Frequently Asked Questions
Does map modify the original list?
No. map() creates a new iterator with the transformed values, leaving the original collection completely unchanged.
Can I use more than one iterable with map?
Yes. You can pass multiple lists to map() as long as the function accepts the same number of arguments as there are iterables.
Can filter return different values from the originals?
No. filter() only decides whether an original item remains or not. To change the value, use map().
What happens if the filter function returns None?
Python treats None as False, so the element will be removed from the final result.
Is it mandatory to use list() with map and filter?
Only if you need to access elements by index or print the entire collection at once. For for loops, the pure iterator works perfectly and is more memory-efficient.
What is the difference between map and list comprehension?

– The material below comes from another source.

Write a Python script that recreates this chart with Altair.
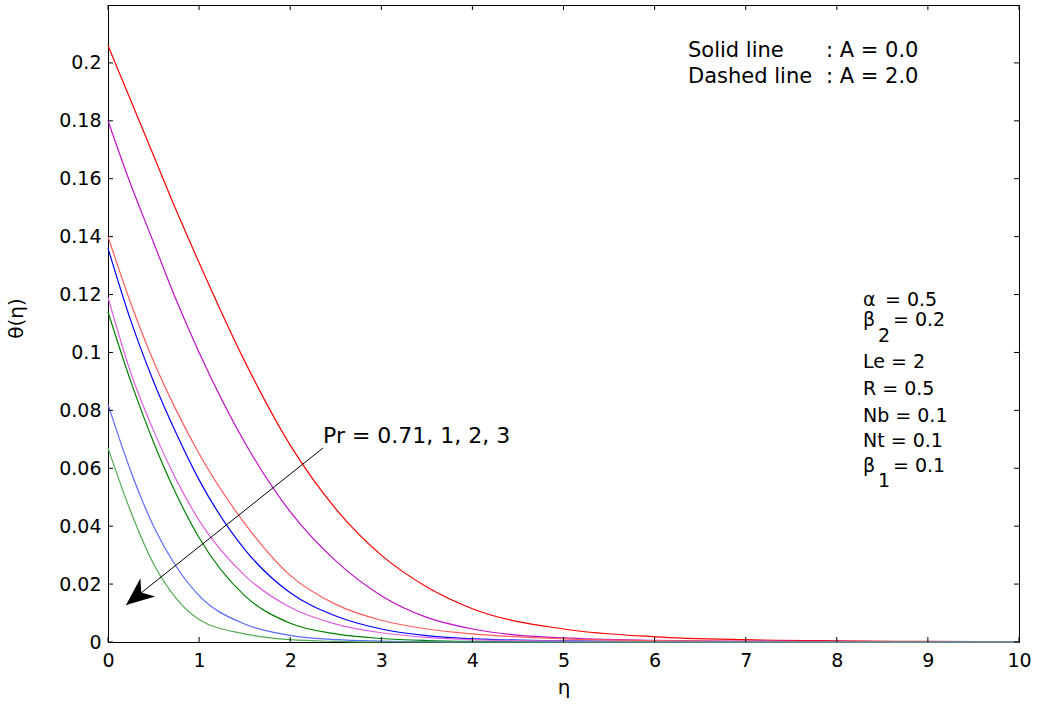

map is a built-in function that returns a lazy iterator. List comprehension is a language syntax that typically creates a full list in memory immediately. For large datasets processed only once, map is more memory-efficient.
Does map work with dictionaries?
Yes, but by default it iterates over the keys. To work with values or key-value pairs, use dict.values() or dict.items() as the iterable argument.
Are map and filter faster than for loops?
Yes, in most cases. The iteration happens in C inside the interpreter, reducing the overhead of Python’s line-by-line interpretation. The gain is most noticeable on large datasets and when using existing built-in functions rather than lambdas.
What should I do if my lambda gets too long?
If the lambda logic exceeds one line, define a regular function with def instead. Readability is more important than brevity, and overly complex lambdas defeat the purpose of clean functional code.